Based between Berlin and Frankfurt, Liberty Adrien has shared the curatorial direction of Portikus in Frankfurt with curator Carina Bukuts since 2022. Within this context, she has orchestrated monographic exhibitions devoted to Adrian Piper, Tarik Kiswanson and Philippe Thomas in 2024, as well as Simone Fattal and Lap-See Lam in 2023, and Ximena Garrido-Lecca and Asad Raza in 2022. She has also conceived group shows with artists such as Thomas Bayrle, Derek Jarman, Sarah Maldoror, Sung Tieu, Sky Hopinka, Trinh T. Minh-ha and Cecilia Vicuña.
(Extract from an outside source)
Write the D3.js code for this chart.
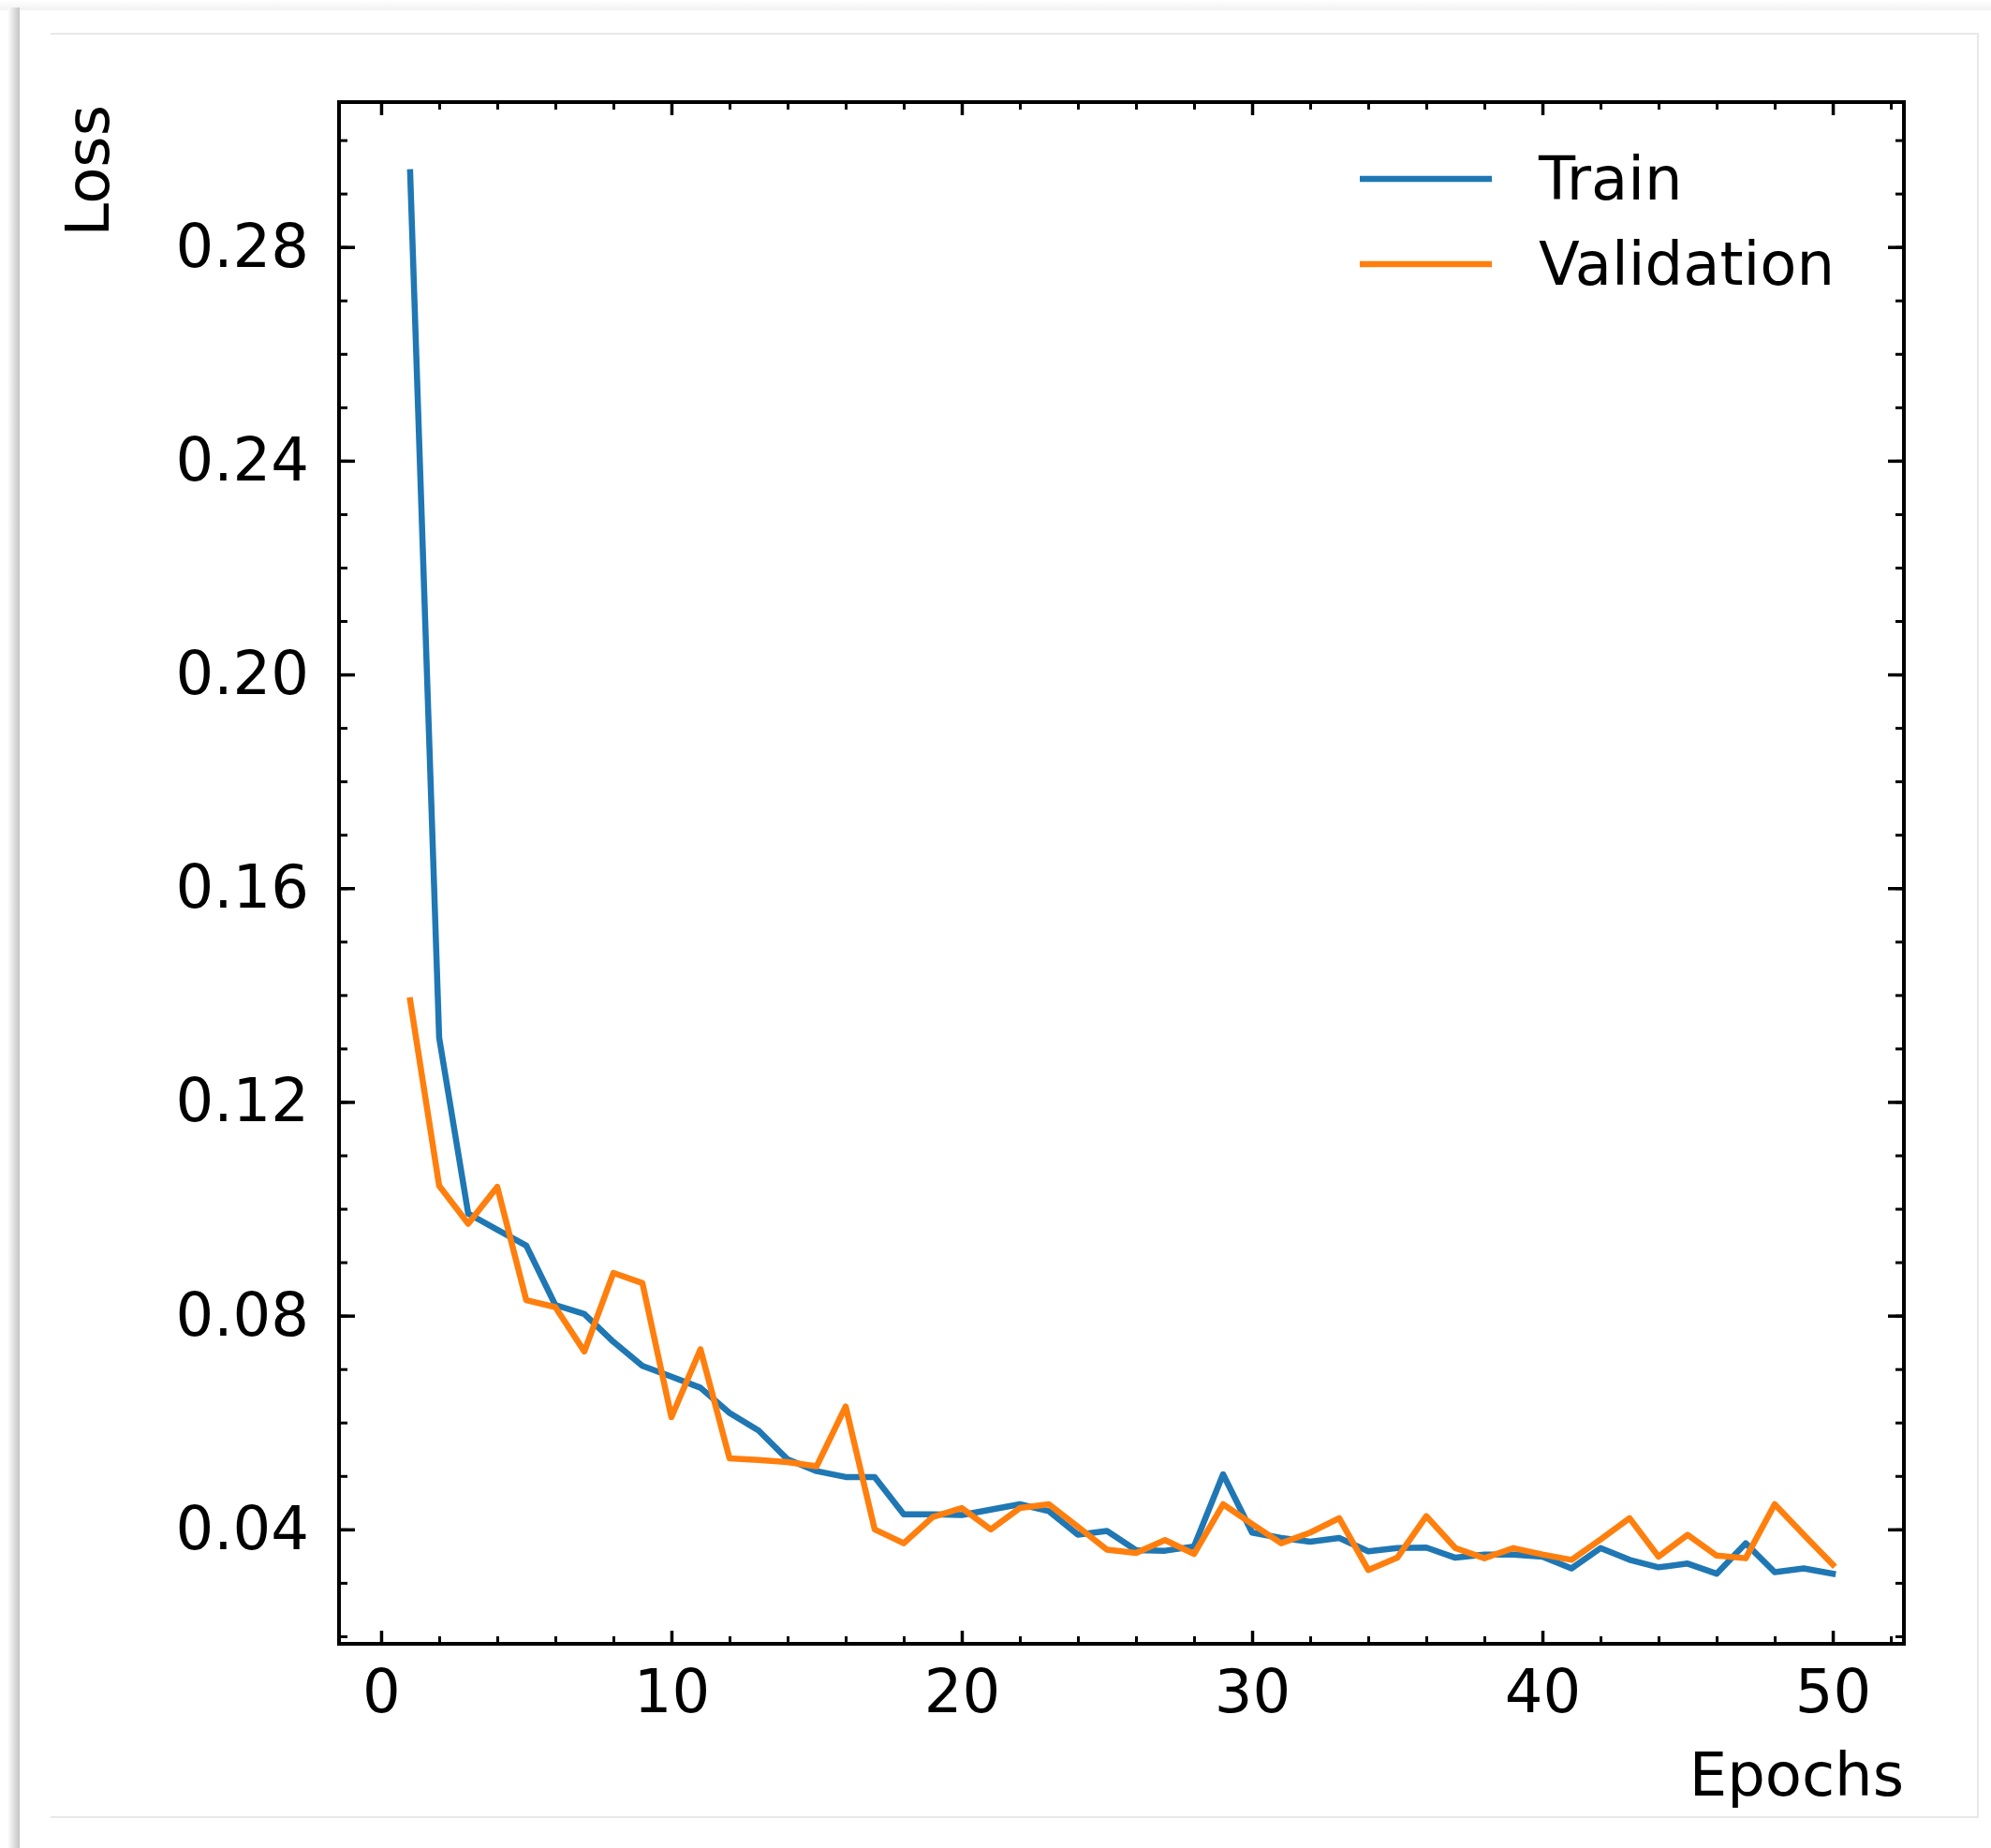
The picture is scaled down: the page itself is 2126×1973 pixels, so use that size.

Prior to her arrival at Portikus, Liberty Adrien devised a series of exhibitions across Europe, showcasing a range of video works from the collections of 49 Nord 6 Est Frac Lorraine and the Centre national des arts plastiques (Cnap). Awarded the Cnap Curatorial Grant (2016-2017) for her Study on the history of acquisitions of works by women artists for the French national art collection, from 1791 to the present day, her research was featured in the Association's magazine AWARE: Archives of Women Artists, Research and Exhibitions, and in ARTE Journal (2020). Liberty Adrien is also an author and editor, and teaches at Frankfurt's Städelschule.